▶ Given data:
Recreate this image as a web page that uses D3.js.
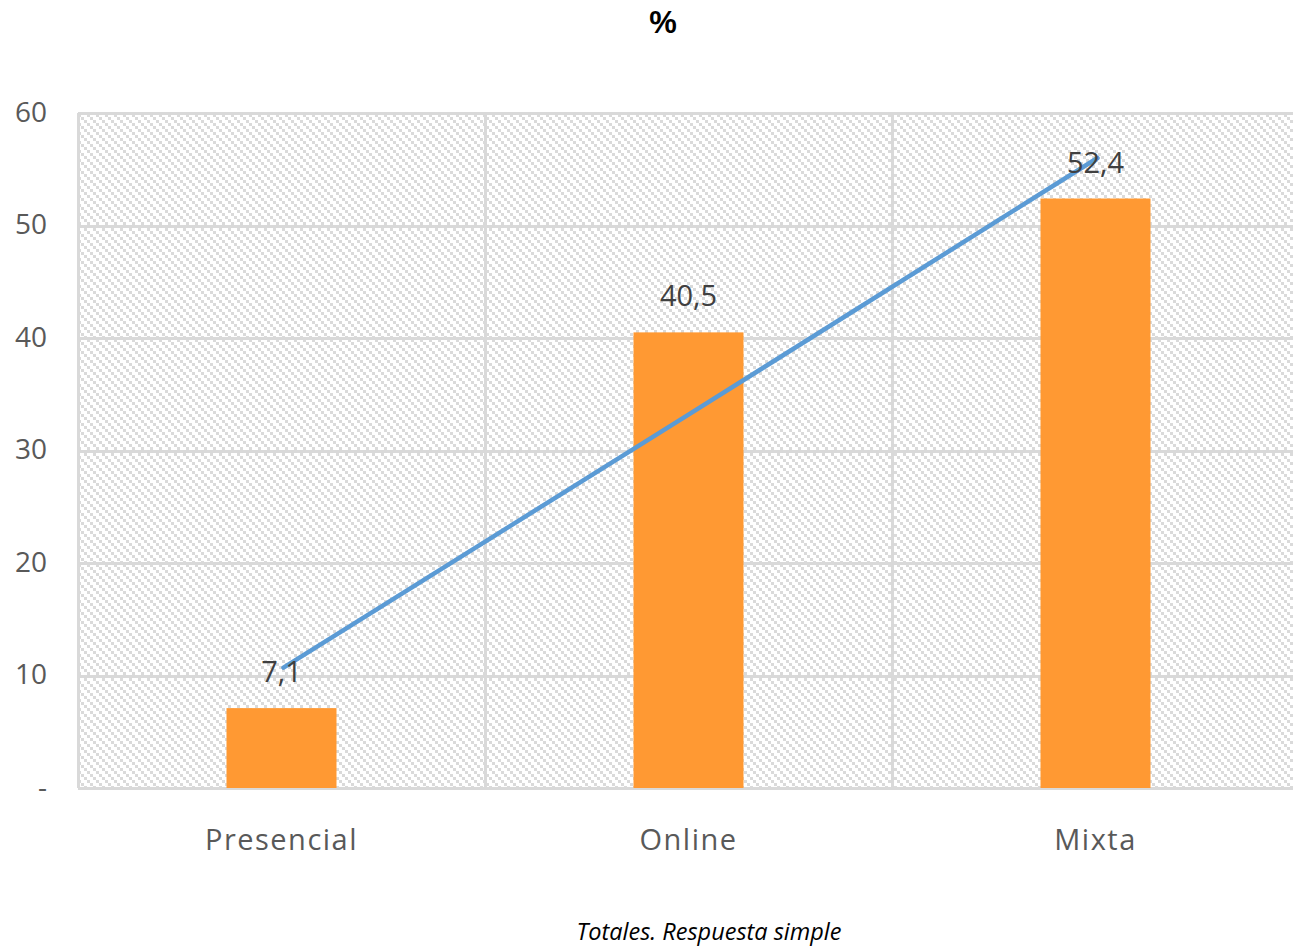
<!DOCTYPE html>
<html><head><meta charset="utf-8">
<script src="https://cdn.jsdelivr.net/npm/d3@7"></script>
<style>body{margin:0;background:#fff;} svg{display:block;}</style>
</head><body>
<script>
const categories = ["Presencial", "Online", "Mixta"];
const values = [7.1, 40.5, 52.4];
const valueLabels = ["7,1", "40,5", "52,4"];
const trendValues = [10.7, 33.3, 56.0];
const yTicks = [0, 10, 20, 30, 40, 50, 60];
const yTickLabels = ["-", "10", "20", "30", "40", "50", "60"];
const title = "%";
const footer = "Totales. Respuesta simple";

const W = 1293, H = 947;
const m = {left: 78, right: -6, top: 113, bottom: 159};
const svg = d3.select("body").append("svg").attr("width", W).attr("height", H);

const defs = svg.append("defs");
const pat = defs.append("pattern").attr("id", "hatch").attr("patternUnits", "userSpaceOnUse")
  .attr("width", 9).attr("height", 9);
[0, 3, 6].forEach(i => pat.append("rect").attr("x", i).attr("y", i).attr("width", 3).attr("height", 3).attr("fill", "#dadada"));

const x = d3.scaleBand().domain(categories).range([m.left, W - m.right]).paddingInner(0).paddingOuter(0);
const y = d3.scaleLinear().domain([0, 60]).range([H - m.bottom, m.top]);

// background
svg.append("rect").attr("x", m.left).attr("y", m.top).attr("width", W - m.right - m.left).attr("height", H - m.bottom - m.top)
  .attr("fill", "url(#hatch)");

// horizontal grid
svg.append("g").selectAll("line").data(yTicks).join("line")
  .attr("x1", m.left).attr("x2", W - m.right)
  .attr("y1", d => Math.round(y(d)) + 0.5).attr("y2", d => Math.round(y(d)) + 0.5)
  .attr("stroke", "#d9d9d9").attr("stroke-width", 3);
// vertical grid
const bounds = categories.map(c => x(c)).concat([x(categories[2]) + x.bandwidth()]);
svg.append("g").selectAll("line").data(bounds).join("line")
  .attr("x1", d => Math.round(d) + 0.5).attr("x2", d => Math.round(d) + 0.5)
  .attr("y1", m.top).attr("y2", H - m.bottom)
  .attr("stroke", "#d9d9d9").attr("stroke-width", 3);

// y axis labels
const yAxis = d3.axisLeft(y).tickValues(yTicks).tickFormat((d, i) => yTickLabels[i]).tickSize(0).tickPadding(0);
const ya = svg.append("g").attr("transform", `translate(${m.left - 31},0)`).call(yAxis);
ya.select(".domain").remove();
ya.selectAll("text").attr("font-family", "Open Sans").attr("font-size", 28).attr("fill", "#595959").attr("dy", "0.3em");

// bars
const barW = 110;
svg.append("g").selectAll("rect").data(values).join("rect")
  .attr("x", (d, i) => x(categories[i]) + x.bandwidth() / 2 - barW / 2)
  .attr("y", d => y(d)).attr("width", barW).attr("height", d => y(0) - y(d))
  .attr("fill", "#FF9933");

// trend line
const line = d3.line().x((d, i) => x(categories[i]) + x.bandwidth() / 2 + 2).y(d => y(d));
svg.append("path").datum(trendValues).attr("d", line).attr("fill", "none")
  .attr("stroke", "#5B9BD5").attr("stroke-width", 4.5).attr("stroke-linecap", "round");

// value labels
svg.append("g").selectAll("text").data(values).join("text")
  .attr("x", (d, i) => x(categories[i]) + x.bandwidth() / 2)
  .attr("y", d => y(d) - 26)
  .attr("text-anchor", "middle").attr("font-family", "Open Sans").attr("font-size", 29).attr("fill", "#404040")
  .text((d, i) => valueLabels[i]);

// x axis labels
const xAxis = d3.axisBottom(x).tickSize(0).tickPadding(0);
const xa = svg.append("g").attr("transform", `translate(0,${H - m.bottom})`).call(xAxis);
xa.select(".domain").remove();
xa.selectAll("text").attr("font-family", "Open Sans").attr("font-size", 29).attr("fill", "#595959")
  .attr("letter-spacing", "1.5px").attr("dy", 0).attr("y", 62);

// title
svg.append("text").attr("x", 663).attr("y", 33).attr("text-anchor", "middle")
  .attr("font-family", "Liberation Sans").attr("font-weight", "bold").attr("font-size", 31).attr("fill", "#000").text(title);
// footer
svg.append("text").attr("x", 709).attr("y", 940).attr("text-anchor", "middle")
  .attr("font-family", "Open Sans").attr("font-style", "italic").attr("font-size", 23.5).attr("fill", "#000").text(footer);
</script>
</body></html>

▶ Exercise aim:
Go through the listing above and quote it exactly, apart from its images.

▶ Solution to the exercise:
Recreate this image as a web page that uses D3.js.
<!DOCTYPE html>
<html><head><meta charset="utf-8">
<script src="https://cdn.jsdelivr.net/npm/d3@7"></script>
<style>body{margin:0;background:#fff;} svg{display:block;}</style>
</head><body>
<script>
const categories = ["Presencial", "Online", "Mixta"];
const values = [7.1, 40.5, 52.4];
const valueLabels = ["7,1", "40,5", "52,4"];
const trendValues = [10.7, 33.3, 56.0];
const yTicks = [0, 10, 20, 30, 40, 50, 60];
const yTickLabels = ["-", "10", "20", "30", "40", "50", "60"];
const title = "%";
const footer = "Totales. Respuesta simple";

const W = 1293, H = 947;
const m = {left: 78, right: -6, top: 113, bottom: 159};
const svg = d3.select("body").append("svg").attr("width", W).attr("height", H);

const defs = svg.append("defs");
const pat = defs.append("pattern").attr("id", "hatch").attr("patternUnits", "userSpaceOnUse")
  .attr("width", 9).attr("height", 9);
[0, 3, 6].forEach(i => pat.append("rect").attr("x", i).attr("y", i).attr("width", 3).attr("height", 3).attr("fill", "#dadada"));

const x = d3.scaleBand().domain(categories).range([m.left, W - m.right]).paddingInner(0).paddingOuter(0);
const y = d3.scaleLinear().domain([0, 60]).range([H - m.bottom, m.top]);

// background
svg.append("rect").attr("x", m.left).attr("y", m.top).attr("width", W - m.right - m.left).attr("height", H - m.bottom - m.top)
  .attr("fill", "url(#hatch)");

// horizontal grid
svg.append("g").selectAll("line").data(yTicks).join("line")
  .attr("x1", m.left).attr("x2", W - m.right)
  .attr("y1", d => Math.round(y(d)) + 0.5).attr("y2", d => Math.round(y(d)) + 0.5)
  .attr("stroke", "#d9d9d9").attr("stroke-width", 3);
// vertical grid
const bounds = categories.map(c => x(c)).concat([x(categories[2]) + x.bandwidth()]);
svg.append("g").selectAll("line").data(bounds).join("line")
  .attr("x1", d => Math.round(d) + 0.5).attr("x2", d => Math.round(d) + 0.5)
  .attr("y1", m.top).attr("y2", H - m.bottom)
  .attr("stroke", "#d9d9d9").attr("stroke-width", 3);

// y axis labels
const yAxis = d3.axisLeft(y).tickValues(yTicks).tickFormat((d, i) => yTickLabels[i]).tickSize(0).tickPadding(0);
const ya = svg.append("g").attr("transform", `translate(${m.left - 31},0)`).call(yAxis);
ya.select(".domain").remove();
ya.selectAll("text").attr("font-family", "Open Sans").attr("font-size", 28).attr("fill", "#595959").attr("dy", "0.3em");

// bars
const barW = 110;
svg.append("g").selectAll("rect").data(values).join("rect")
  .attr("x", (d, i) => x(categories[i]) + x.bandwidth() / 2 - barW / 2)
  .attr("y", d => y(d)).attr("width", barW).attr("height", d => y(0) - y(d))
  .attr("fill", "#FF9933");

// trend line
const line = d3.line().x((d, i) => x(categories[i]) + x.bandwidth() / 2 + 2).y(d => y(d));
svg.append("path").datum(trendValues).attr("d", line).attr("fill", "none")
  .attr("stroke", "#5B9BD5").attr("stroke-width", 4.5).attr("stroke-linecap", "round");

// value labels
svg.append("g").selectAll("text").data(values).join("text")
  .attr("x", (d, i) => x(categories[i]) + x.bandwidth() / 2)
  .attr("y", d => y(d) - 26)
  .attr("text-anchor", "middle").attr("font-family", "Open Sans").attr("font-size", 29).attr("fill", "#404040")
  .text((d, i) => valueLabels[i]);

// x axis labels
const xAxis = d3.axisBottom(x).tickSize(0).tickPadding(0);
const xa = svg.append("g").attr("transform", `translate(0,${H - m.bottom})`).call(xAxis);
xa.select(".domain").remove();
xa.selectAll("text").attr("font-family", "Open Sans").attr("font-size", 29).attr("fill", "#595959")
  .attr("letter-spacing", "1.5px").attr("dy", 0).attr("y", 62);

// title
svg.append("text").attr("x", 663).attr("y", 33).attr("text-anchor", "middle")
  .attr("font-family", "Liberation Sans").attr("font-weight", "bold").attr("font-size", 31).attr("fill", "#000").text(title);
// footer
svg.append("text").attr("x", 709).attr("y", 940).attr("text-anchor", "middle")
  .attr("font-family", "Open Sans").attr("font-style", "italic").attr("font-size", 23.5).attr("fill", "#000").text(footer);
</script>
</body></html>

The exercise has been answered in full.